Copy out the listing in full, exactly as written, but not its pictures.

-- start --

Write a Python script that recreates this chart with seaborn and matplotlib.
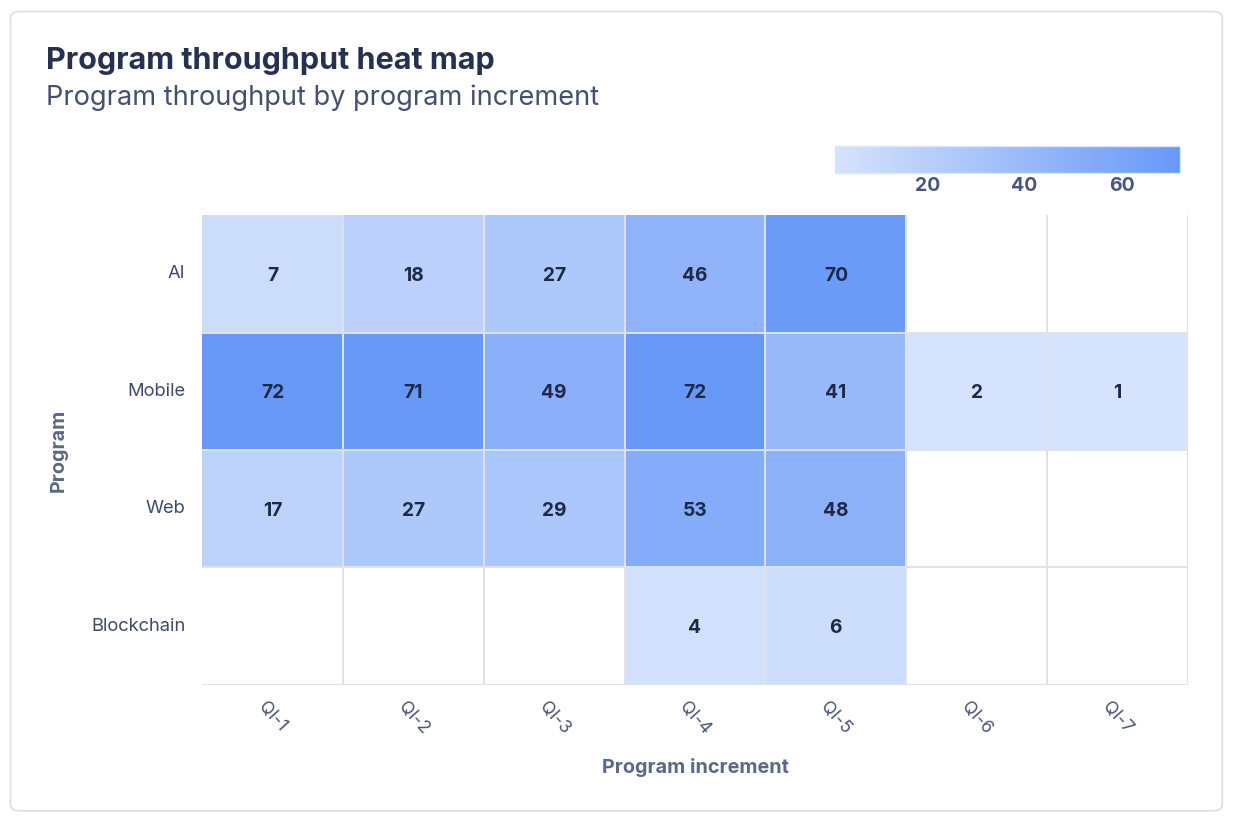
import numpy as np
import pandas as pd
import matplotlib
matplotlib.use("Agg")
import matplotlib.pyplot as plt
import seaborn as sns
from matplotlib.colors import LinearSegmentedColormap
from matplotlib.patches import FancyBboxPatch

programs = ["AI", "Mobile", "Web", "Blockchain"]
increments = ["QI-1", "QI-2", "QI-3", "QI-4", "QI-5", "QI-6", "QI-7"]

ai = [7, 18, 27, 46, 70, np.nan, np.nan]
mobile = [72, 71, 49, 72, 41, 2, 1]
web = [17, 27, 29, 53, 48, np.nan, np.nan]
blockchain = [np.nan, np.nan, np.nan, 4, 6, np.nan, np.nan]

data = pd.DataFrame([ai, mobile, web, blockchain], index=programs, columns=increments)

sns.set_style("white")
plt.rcParams["font.family"] = ["Inter", "DejaVu Sans"]

cmap = LinearSegmentedColormap.from_list("blues", ["#d5e3fc", "#6898f7"])

fig = plt.figure(figsize=(12.34, 8.22), dpi=100)
ax = fig.add_axes([0.1637, 0.1667, 0.799, 0.5717])
cax = fig.add_axes([0.6767, 0.7895, 0.2796, 0.0328])

sns.heatmap(data, ax=ax, cmap=cmap, vmin=1, vmax=72, annot=True, fmt=".0f",
            annot_kws={"fontsize": 13.8, "fontweight": "bold", "color": "#1e2948",
                       "va": "center_baseline"},
            linewidths=0,
            cbar_ax=cax, cbar_kws={"orientation": "horizontal", "ticks": [20, 40, 60]})
cbar = ax.collections[0].colorbar

# cell borders / grid (no top and left edge)
ax.vlines(range(1, len(increments) + 1), 0, len(programs), color="#e1e2e7", lw=1.4, zorder=2)
ax.hlines(range(1, len(programs) + 1), 0, len(increments), color="#e1e2e7", lw=1.4, zorder=2)

ax.set_xlim(0, len(increments))
ax.set_ylim(len(programs), 0)
for s in ax.spines.values():
    s.set_visible(False)

ax.tick_params(axis="both", length=0)
ax.tick_params(axis="x", pad=10, labelsize=12.8, labelcolor="#4a5578")
ax.tick_params(axis="y", pad=12, labelsize=13.2, labelcolor="#3d4a6b")
plt.setp(ax.get_xticklabels(), rotation=-48)
plt.setp(ax.get_yticklabels(), rotation=0)

ax.set_xlabel("Program increment", fontsize=14.3, fontweight="bold", color="#5d6885", labelpad=14)
ax.set_ylabel("Program", fontsize=14.3, fontweight="bold", color="#5d6885", labelpad=17)

cbar.outline.set_edgecolor("#dbe6fc")
cbar.outline.set_linewidth(1)
cax.tick_params(length=0, pad=3, labelsize=14, labelcolor="#4a5578")
for t in cax.get_xticklabels():
    t.set_fontweight("bold")

fig.text(0.0373, 0.916, "Program throughput heat map", fontsize=22, fontweight="bold",
         color="#263151", ha="left", va="baseline")
fig.text(0.0373, 0.872, "Program throughput by program increment", fontsize=19.6,
         color="#45506f", ha="left", va="baseline")

card = FancyBboxPatch((0.0085, 0.0135), 0.982, 0.9725, boxstyle="round,pad=0,rounding_size=0.008",
                      transform=fig.transFigure, facecolor="none", edgecolor="#dfe0e4", lw=1.3)
fig.patches.append(card)

fig.savefig("out.png", dpi=100)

-- end --

**EXERCISE RESPONSE**.
Write a Python script that recreates this chart with seaborn and matplotlib.
import numpy as np
import pandas as pd
import matplotlib
matplotlib.use("Agg")
import matplotlib.pyplot as plt
import seaborn as sns
from matplotlib.colors import LinearSegmentedColormap
from matplotlib.patches import FancyBboxPatch

programs = ["AI", "Mobile", "Web", "Blockchain"]
increments = ["QI-1", "QI-2", "QI-3", "QI-4", "QI-5", "QI-6", "QI-7"]

ai = [7, 18, 27, 46, 70, np.nan, np.nan]
mobile = [72, 71, 49, 72, 41, 2, 1]
web = [17, 27, 29, 53, 48, np.nan, np.nan]
blockchain = [np.nan, np.nan, np.nan, 4, 6, np.nan, np.nan]

data = pd.DataFrame([ai, mobile, web, blockchain], index=programs, columns=increments)

sns.set_style("white")
plt.rcParams["font.family"] = ["Inter", "DejaVu Sans"]

cmap = LinearSegmentedColormap.from_list("blues", ["#d5e3fc", "#6898f7"])

fig = plt.figure(figsize=(12.34, 8.22), dpi=100)
ax = fig.add_axes([0.1637, 0.1667, 0.799, 0.5717])
cax = fig.add_axes([0.6767, 0.7895, 0.2796, 0.0328])

sns.heatmap(data, ax=ax, cmap=cmap, vmin=1, vmax=72, annot=True, fmt=".0f",
            annot_kws={"fontsize": 13.8, "fontweight": "bold", "color": "#1e2948",
                       "va": "center_baseline"},
            linewidths=0,
            cbar_ax=cax, cbar_kws={"orientation": "horizontal", "ticks": [20, 40, 60]})
cbar = ax.collections[0].colorbar

# cell borders / grid (no top and left edge)
ax.vlines(range(1, len(increments) + 1), 0, len(programs), color="#e1e2e7", lw=1.4, zorder=2)
ax.hlines(range(1, len(programs) + 1), 0, len(increments), color="#e1e2e7", lw=1.4, zorder=2)

ax.set_xlim(0, len(increments))
ax.set_ylim(len(programs), 0)
for s in ax.spines.values():
    s.set_visible(False)

ax.tick_params(axis="both", length=0)
ax.tick_params(axis="x", pad=10, labelsize=12.8, labelcolor="#4a5578")
ax.tick_params(axis="y", pad=12, labelsize=13.2, labelcolor="#3d4a6b")
plt.setp(ax.get_xticklabels(), rotation=-48)
plt.setp(ax.get_yticklabels(), rotation=0)

ax.set_xlabel("Program increment", fontsize=14.3, fontweight="bold", color="#5d6885", labelpad=14)
ax.set_ylabel("Program", fontsize=14.3, fontweight="bold", color="#5d6885", labelpad=17)

cbar.outline.set_edgecolor("#dbe6fc")
cbar.outline.set_linewidth(1)
cax.tick_params(length=0, pad=3, labelsize=14, labelcolor="#4a5578")
for t in cax.get_xticklabels():
    t.set_fontweight("bold")

fig.text(0.0373, 0.916, "Program throughput heat map", fontsize=22, fontweight="bold",
         color="#263151", ha="left", va="baseline")
fig.text(0.0373, 0.872, "Program throughput by program increment", fontsize=19.6,
         color="#45506f", ha="left", va="baseline")

card = FancyBboxPatch((0.0085, 0.0135), 0.982, 0.9725, boxstyle="round,pad=0,rounding_size=0.008",
                      transform=fig.transFigure, facecolor="none", edgecolor="#dfe0e4", lw=1.3)
fig.patches.append(card)

fig.savefig("out.png", dpi=100)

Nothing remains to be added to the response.